start

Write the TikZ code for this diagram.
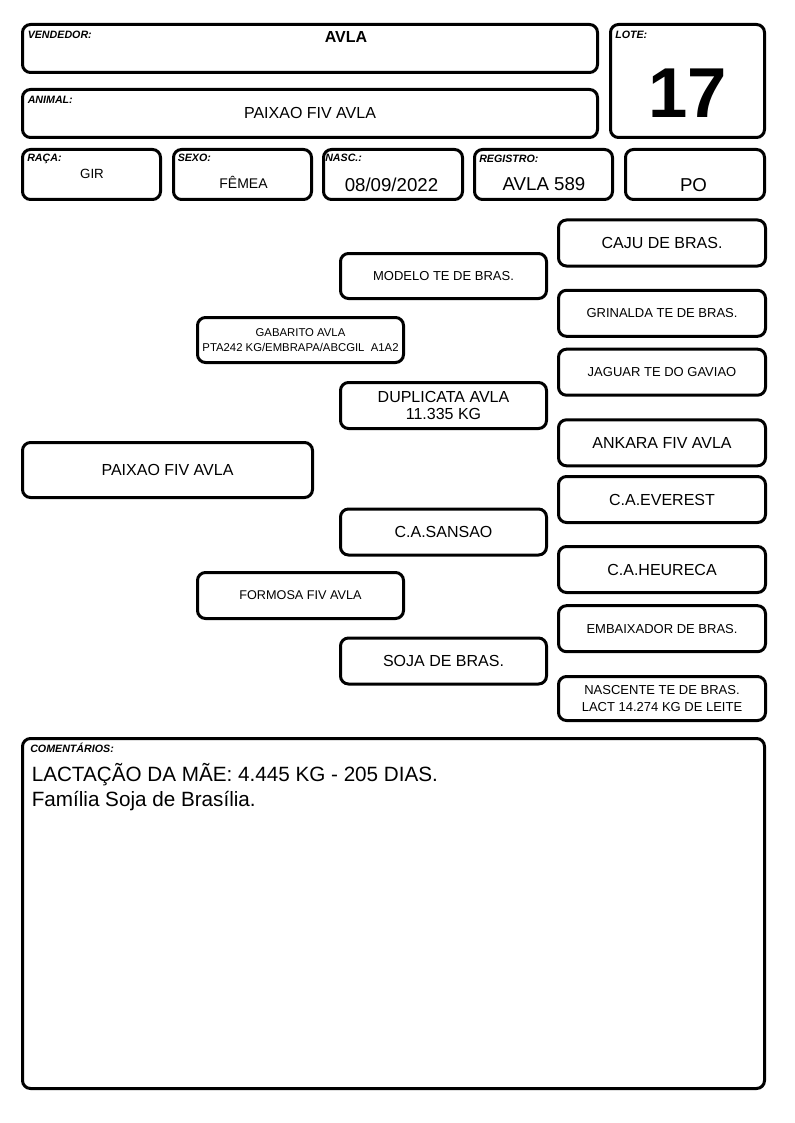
\documentclass[tikz,border=0pt]{standalone}
\usepackage{fontspec}
\setmainfont{Liberation Sans}
\usetikzlibrary{positioning}
\newcommand{\txtL}{\fontsize{12}{13}\selectfont}
\newcommand{\txtM}{\fontsize{9.75}{12.5}\selectfont}
\newcommand{\txtS}{\fontsize{8.5}{11.25}\selectfont}
\newcommand{\txtH}{\fontsize{14}{16}\selectfont}
\tikzset{
  block/.style={draw, line width=2.25pt, rounded corners=6pt, fill=white, inner sep=1pt, align=center, font=\txtL},
  sz/.style 2 args={minimum width={(#1)*0.75pt}, minimum height={(#2)*0.75pt}},
  tag/.style={anchor=base west, inner sep=0pt, font=\fontsize{8}{9}\selectfont\bfseries\itshape},
  val/.style={anchor=base, inner sep=0pt},
}

\begin{document}
\begin{tikzpicture}[x=0.75pt, y=-0.75pt]
    \useasboundingbox (0,0) rectangle (794,1123);
    % header
    \node[block, sz={575}{48}] (vend) at (310,48.5) {};
    \node[block, sz={575}{48}] (anim) at (310,113.5) {};
    \node[block, sz={154}{113}] (lote) at (687.5,81) {};
    \node[block, sz={138}{50}] (raca) at (91.5,174.5) {};
    \node[block, sz={138}{50}] (sexo) at (242.5,174.5) {};
    \node[block, sz={139}{50}] (nasc) at (393,174.5) {};
    \node[block, sz={138}{50}] (reg) at (543.5,174.5) {};
    \node[block, sz={139}{50}] (po) at (695,174.5) {};
    \node[tag] (tvend) at (27.5,39) {VENDEDOR:};
    \node[tag] (tanim) at (27.5,103.5) {ANIMAL:};
    \node[tag] (tlote) at (615,38.5) {LOTE:};
    \node[tag] (traca) at (27,162) {RAÇA:};
    \node[tag] (tsexo) at (177.5,162) {SEXO:};
    \node[tag] (tnasc) at (325,162) {NASC.:};
    \node[tag] (treg) at (479,163) {REGISTRO:};
    \node[val, font=\txtL\bfseries] (vvend) at (346,42.7) {AVLA};
    \node[val, font=\txtL] (vanim) at (310,119) {PAIXAO FIV AVLA};
    \node[val, font=\fontsize{53}{60}\selectfont\bfseries] (vlote) at (687.5,117.7) {17};
    \node[val, font=\fontsize{10}{12}\selectfont] (vraca) at (92,178.3) {GIR};
    \node[val, font=\fontsize{10.5}{12}\selectfont] (vsexo) at (243.5,189) {FÊMEA};
    \node[val, font=\txtH] (vnasc) at (391.5,191.7) {08/09/2022};
    \node[val, font=\txtH] (vreg) at (544,191) {AVLA 589};
    \node[val, font=\txtH] (vpo) at (693.5,191.5) {PO};
    % pedigree
    \node[block, sz={290}{55}] (animal) at (167.5,470) {PAIXAO FIV AVLA};
    \node[block, sz={206}{45}, font=\txtS] (pai) at (300.5,340) {GABARITO AVLA\\PTA242 KG/EMBRAPA/ABCGIL~~A1A2};
    \node[block, sz={206}{46}, font=\fontsize{9.5}{12}\selectfont] (mae) at (300.5,595.5) {FORMOSA FIV AVLA};
    \node[block, sz={206}{45}, font=\txtM] (avo1) at (443.5,276) {MODELO TE DE BRAS.};
    \node[block, sz={206}{46}] (avo2) at (443.5,405.5) {DUPLICATA AVLA\\11.335 KG};
    \node[block, sz={206}{46}] (avo3) at (443.5,532) {C.A.SANSAO};
    \node[block, sz={206}{46}] (avo4) at (443.5,661) {SOJA DE BRAS.};
    \node[block, sz={207}{46}] (bis1) at (662,243) {CAJU DE BRAS.};
    \node[block, sz={207}{46}, font=\txtM] (bis2) at (662,313.3) {GRINALDA TE DE BRAS.};
    \node[block, sz={207}{46}, font=\txtM] (bis3) at (662,372.2) {JAGUAR TE DO GAVIAO};
    \node[block, sz={207}{46}] (bis4) at (662,442.8) {ANKARA FIV AVLA};
    \node[block, sz={207}{46}] (bis5) at (662,499.5) {C.A.EVEREST};
    \node[block, sz={207}{46}] (bis6) at (662,569.5) {C.A.HEURECA};
    \node[block, sz={207}{46}, font=\txtM] (bis7) at (662,628.7) {EMBAIXADOR DE BRAS.};
    \node[block, sz={207}{44}, font=\txtM] (bis8) at (662,698.5) {NASCENTE TE DE BRAS.\\LACT 14.274 KG DE LEITE};
    % comentarios
    \node[block, sz={742}{350}] (coment) at (393.5,913.5) {};
    \node[tag] (tcoment) at (30,752.7) {COMENTÁRIOS:};
    \node[val, anchor=base west, font=\fontsize{15.5}{18}\selectfont] (linha1) at (31.5,781.5) {LACTAÇÃO DA MÃE: 4.445 KG - 205 DIAS.};
    \node[val, anchor=base west, font=\fontsize{15.5}{18}\selectfont] (linha2) at (31.5,806.5) {Família Soja de Brasília.};
\end{tikzpicture}
\end{document}
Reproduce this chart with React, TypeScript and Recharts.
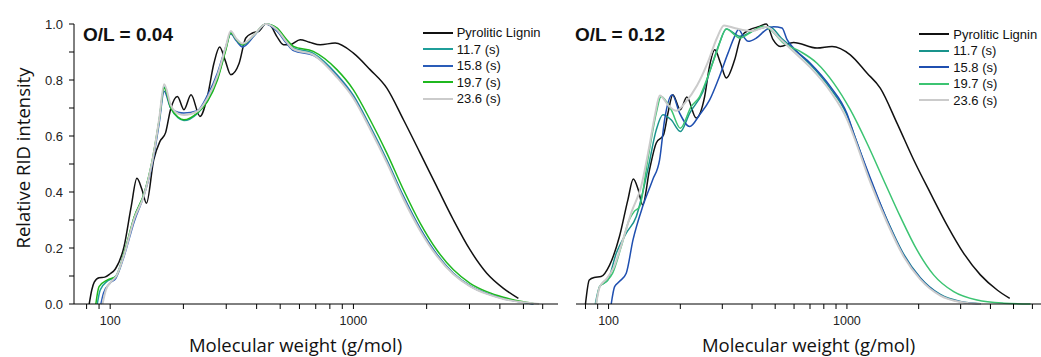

end

Each line in the data that holds the string "this" should be found and copied.

§ **Task output**:
Write the TikZ code for this diagram.
Reproduce this chart with React, TypeScript and Recharts.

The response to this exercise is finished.